Nada irrita tanto a los padres como las mentiras de sus hijos. Y tienen razón, porque desde el momento en que la duplicidad se insinúe en el corazón de su hijo o de su hija, no será ya posible el ambiente de confianza, la atmósfera se hará pronto irrespirable. Pero con frecuencia olvidan los padres que son precisamente ellos quienes desde el principio deben dar a sus hijos ejemplo de la más escrupulosa sinceridad.
Es necesario formar a los niños en la franqueza. Tanto más porque, siendo la mentira un medio cómodo de defensa para los seres débiles, constituye pronto para el niño una permanente tentación; como, por otra parte, su juicio no está todavía formado, existe el riesgo de que poco a poco se deje envolver en sus propias mentiras. Ahora bien: quien no sabe distinguir lo verdadero de lo falso está muy cerca de no poder distinguir el bien del mal.
En un medio familiar y escolar donde se observa cuidadosamente la franqueza, existen todas las probabilidades para que la mentira del niño sea accidental sin degenerar nunca en falsedad.
La menor falta de sinceridad por parte de los padres es la ruina de su autoridad moral. Aun cuando el niño no lo manifieste, se produce en el fondo de su corazón una sorpresa dolorosa, una fisura en la confianza. El niño no perdona nunca la mentira. Recordemos que las reacciones del niño no son corno las del adulto. Como no posee el espíritu crítico ni el sentido de los matices, toma al pie de la letra lo que sus padres le dicen, sean promesas, amenazas o aun «profecías». He aquí a este propósito una pequeña historia auténtica:
Una niña de cinco años se disponía a salir con su tía. Le habían puesto un traje nuevo, que con amor habían hecho para ella las hábiles manos de su mamá. Y ésta, orgullosa, vio salir a su niña, diciéndole: «Se van a caer de espaldas de admiración cuantos encuentres, viéndote tan guapa». Transcurrió el tiempo del paseo. La tía y la niña regresaron a casa. Con la cara y gesto de enfado, «la señorita» se arranca su sombrero y lo arroja sobre un mueble...

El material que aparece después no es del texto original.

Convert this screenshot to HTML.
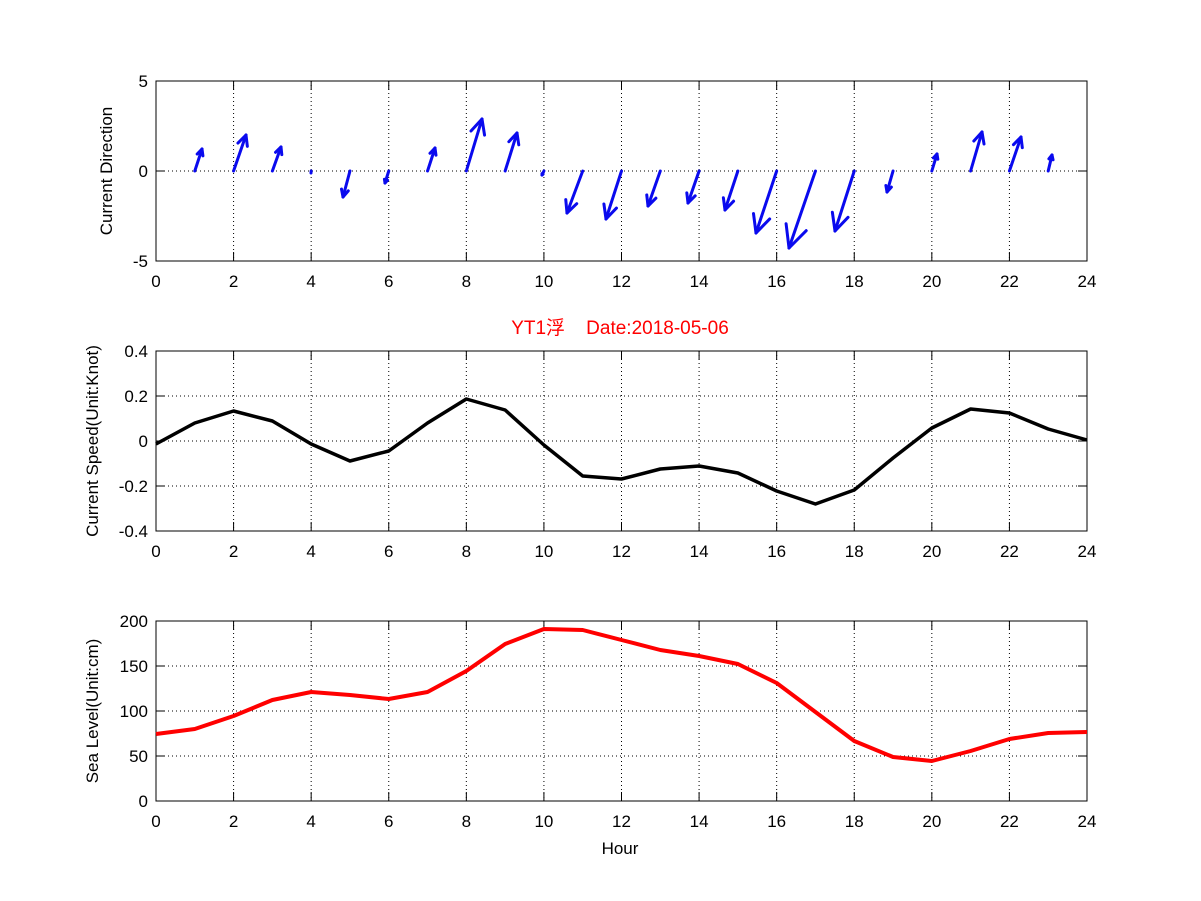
<!DOCTYPE html>
<html><head><meta charset="utf-8"><style>
html,body{margin:0;padding:0;background:#fff}
svg{display:block}
text{font-family:"Liberation Sans","Noto Sans CJK SC",sans-serif;font-size:17px;fill:#000}
</style></head><body>
<svg id="s" width="1201" height="901" xmlns="http://www.w3.org/2000/svg"></svg>
<script>
const s=document.getElementById('s');
let h='';
const L=156,R=1087,X=hr=>L+hr*(R-L)/24;
function axes(top,bot,yt,yfmt,ylab,ylx){
  for(let i=0;i<=24;i+=2){const x=X(i);
    if(i>0&&i<24)h+=`<line x1="${x}" y1="${top}" x2="${x}" y2="${bot}" stroke="#000" stroke-width="1" stroke-dasharray="1,3"/>`;
    h+=`<line x1="${x}" y1="${bot}" x2="${x}" y2="${bot-9}" stroke="#000"/><line x1="${x}" y1="${top}" x2="${x}" y2="${top+9}" stroke="#000"/>`;
    h+=`<text x="${x}" y="${bot+26}" text-anchor="middle">${i}</text>`;}
  yt.forEach(([v,y],k)=>{
    if(k>0&&k<yt.length-1)h+=`<line x1="${L}" y1="${y}" x2="${R}" y2="${y}" stroke="#000" stroke-width="1" stroke-dasharray="1,3"/>`;
    h+=`<line x1="${L}" y1="${y}" x2="${L+9}" y2="${y}" stroke="#000"/><line x1="${R}" y1="${y}" x2="${R-9}" y2="${y}" stroke="#000"/>`;
    h+=`<text x="148" y="${y+6}" text-anchor="end">${v}</text>`;});
  h+=`<rect x="${L}" y="${top}" width="${R-L}" height="${bot-top}" fill="none" stroke="#000"/>`;
  const cy=(top+bot)/2;
  h+=`<text transform="translate(${ylx} ${cy}) rotate(-90)" text-anchor="middle">${ylab}</text>`;
}
axes(81,261,[[5,81],[0,171],[-5,261]],0,'Current Direction',112);
axes(351,531,[['0.4',351],['0.2',396],['0',441],['-0.2',486],['-0.4',531]],0,'Current Speed(Unit:Knot)',98);
axes(621,801,[['200',621],['150',666],['100',711],['50',756],['0',801]],0,'Sea Level(Unit:cm)',98);
const tips=[[202,149],[246,135],[281,147],[311,173],[343,197],[385,183],[435,148],[482,119],[517,133],[542,175],[567,213],[606,219],[648,206],[688,203],[725,210],[756,233],[789,248],[835,231],[887,192],[937,154],[982,132],[1021,137],[1052,155]];
tips.forEach(([tx,ty],i)=>{const x0=X(i+1),y0=171;const dx=tx-x0,dy=ty-y0;const len=Math.hypot(dx,dy);
  h+=`<line x1="${x0}" y1="${y0}" x2="${tx}" y2="${ty}" stroke="#0a0aee" stroke-width="3" stroke-linecap="round"/>`;
  if(len>4){const a=Math.atan2(dy,dx),hl=len*0.3;
    for(const d of [0.45,-0.45]){h+=`<line x1="${tx}" y1="${ty}" x2="${tx-hl*Math.cos(a+d)}" y2="${ty-hl*Math.sin(a+d)}" stroke="#0a0aee" stroke-width="3" stroke-linecap="round"/>`;}}
});
const sp=[444,423,411,421,444,461,451,423,399,410,445,476,479,469,466,473,491,504,490,458,428,409,413,429,440];
h+=`<polyline fill="none" stroke="#000" stroke-width="3.5" stroke-linejoin="round" points="${sp.map((y,i)=>X(i)+','+y).join(' ')}"/>`;
const sl=[734,729,716,700,692,695,699,692,671,644,629,630,640,650,656,664,683,712,741,757,761,751,739,733,732];
h+=`<polyline fill="none" stroke="#f00" stroke-width="4" stroke-linejoin="round" points="${sl.map((y,i)=>X(i)+','+y).join(' ')}"/>`;
h+=`<text x="620" y="334" text-anchor="middle" style="fill:#f00;font-size:19px;white-space:pre">YT1浮    Date:2018-05-06</text>`;
h+=`<text x="620" y="854" text-anchor="middle">Hour</text>`;
s.innerHTML=h;
</script>
</body></html>
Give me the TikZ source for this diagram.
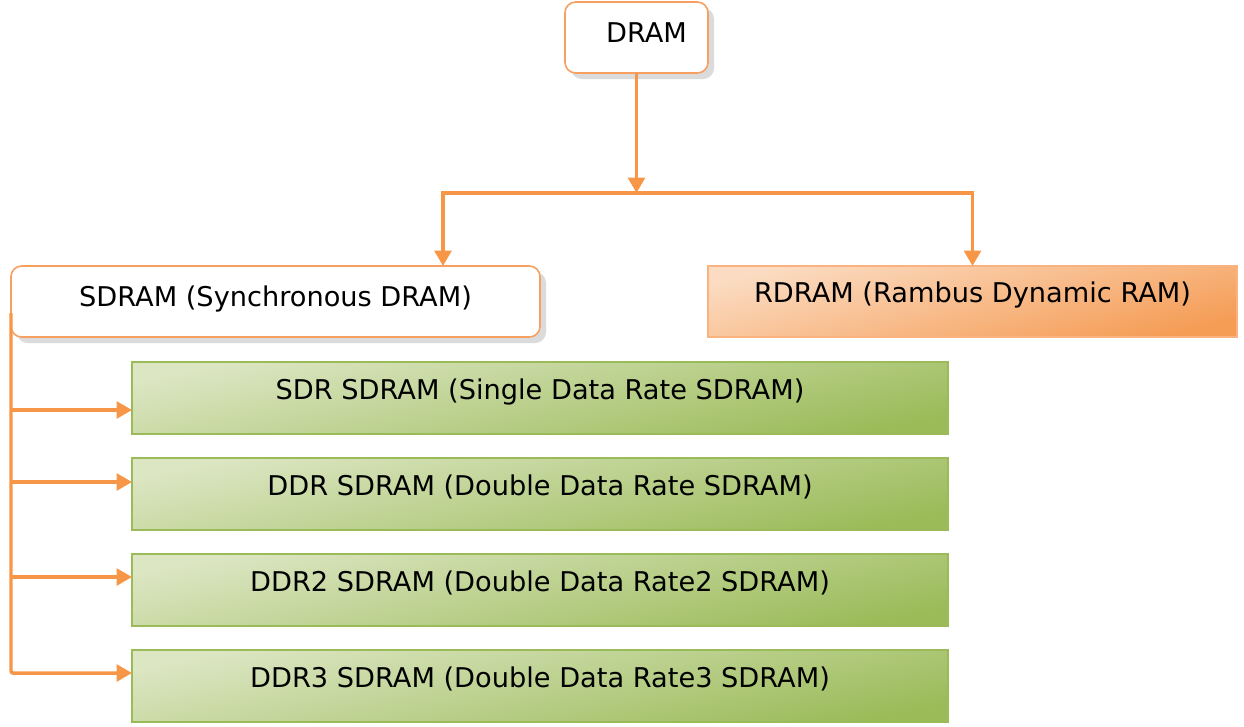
\documentclass[tikz,border=0pt]{standalone}
\usepackage{fontspec}
\setmainfont{DejaVu Sans}
\usetikzlibrary{arrows.meta,shadows}
\definecolor{orng}{HTML}{F79646}
\definecolor{orngb}{HTML}{F7A062}
\definecolor{grn}{HTML}{9BBB59}
\definecolor{grnl}{HTML}{DCE6C3}
\definecolor{pchl}{HTML}{FBDCC2}
\definecolor{pchd}{HTML}{F59C55}
\begin{document}
\begin{tikzpicture}[x=0.75pt,y=-0.75pt,
  every node/.style={font=\fontsize{20.4}{24}\selectfont, inner sep=0pt, outer sep=0pt},
  shadowed/.style={general shadow={fill=gray!28, shadow xshift=4.5pt, shadow yshift=-4.5pt}},
  roundbox/.style={draw=orngb, line width=1.2pt, fill=white, rounded corners=8pt, shadowed,
    minimum height=53.25pt, text height=12pt, text depth=4.9pt},
  rdbox/.style={draw=orngb!80, line width=1.2pt, top color=pchl, bottom color=pchd, shading angle=14,
    minimum width=396.75pt, minimum height=53.25pt, text height=10pt, text depth=8.2pt},
  grnbox/.style={draw=grn, line width=1.2pt, top color=grnl, bottom color=grn, shading angle=12,
    minimum width=612pt, minimum height=54pt, text height=10pt, text depth=8.2pt},
  conn/.style={draw=orng, line width=2.6pt},
  tip/.style={-{Triangle[length=11.5pt,width=12.5pt]}}
]
\useasboundingbox (0,0) rectangle (1244,726);

\node[roundbox, minimum width=107.25pt] (dram) at (636.5,37.5) {\hspace*{15pt}DRAM};
\node[roundbox, minimum width=396.75pt] (sdram) at (275.5,301.5) {SDRAM (Synchronous DRAM)};
\node[rdbox] (rdram) at (972.5,301.5) {RDRAM (Rambus Dynamic RAM)};

\node[grnbox] (g1) at (540,398) {SDR SDRAM (Single Data Rate SDRAM)};
\node[grnbox] (g2) at (540,494) {DDR SDRAM (Double Data Rate SDRAM)};
\node[grnbox] (g3) at (540,590) {DDR2 SDRAM (Double Data Rate2 SDRAM)};
\node[grnbox] (g4) at (540,686) {DDR3 SDRAM (Double Data Rate3 SDRAM)};

\coordinate (bar) at (636.5,193);
\coordinate (xS) at (443,0);
\coordinate (trunk) at (11,313);
\coordinate (a1) at ([yshift=-9pt]g1.west);
\coordinate (a2) at ([yshift=9pt]g2.west);
\coordinate (a3) at ([yshift=9.75pt]g3.west);
\coordinate (a4) at ([yshift=9.75pt]g4.west);

\draw[conn, tip] (dram.south) -- (bar);
\draw[conn, tip] (bar) -| (sdram.north -| xS);
\draw[conn, tip] (bar) -| (rdram.north);
\draw[conn, tip, rounded corners=1.5pt] (trunk) |- (a4);
\draw[conn, tip] (trunk |- a1) -- (a1);
\draw[conn, tip] (trunk |- a2) -- (a2);
\draw[conn, tip] (trunk |- a3) -- (a3);
\end{tikzpicture}
\end{document}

«¿Qué tienes?», pregunta sorprendida la madre. «Ni uno solo de los que han pasado ha caído de espaldas al verme ... » ¡Amarga decepción! ¿Diréis que la pequeña era bastante tonta tomando al pie de la letra la predicción materna? Pero los niños toman siempre así lo que se les dice.
Si no se puede responder a una pregunta inoportuna o indiscreta de un niño, es mejor decirle sencillamente que no se le puede responder por tal o cual razón; pero nunca engañarle, por poco que sea.
No se dirá nunca bastante el mal que hacen a los niños esas historias de los reyes magos dejando juguetes en la ventana, o las fábulas ridículas de las cigüeñas para explicar el nacimiento de los niños. Los niños pequeños creen a sus padres como al evangelio. Algunos están dispuestos a pelearse por defender las afirmaciones recibidas. Cuando se dan cuenta -y esto ocurre uno u otro día- de que los han engañado, sufren una cruel decepción, aun cuando en el momento no sepan expresarla. En algunos temperamentos generosos, el abuso de confianza de que han sido víctimas puede hasta crear un verdadero traumatismo psicológico y moral.
Cuando contemos un cuento, tengamos cuidado de decir: «Esto es un cuento, una historia inventada, irreal.» Cuando, al contrario, contemos un relato del antiguo o del nuevo testamento, digamos: «Esto es verdadero». Es de mucha importancia no engañar una inteligencia ingenua dándole lo falso como verdadero. No os admiréis si después quedan los niños furiosos, decepcionados, afligidos, por haber sido engañados, o si continúan durante su vida considerando como del mismo plano lo sagrado y lo profano, o si para ellos la religión queda sencillamente como un mito maravilloso dado como alimento a los pobres hombres para embellecer su vida.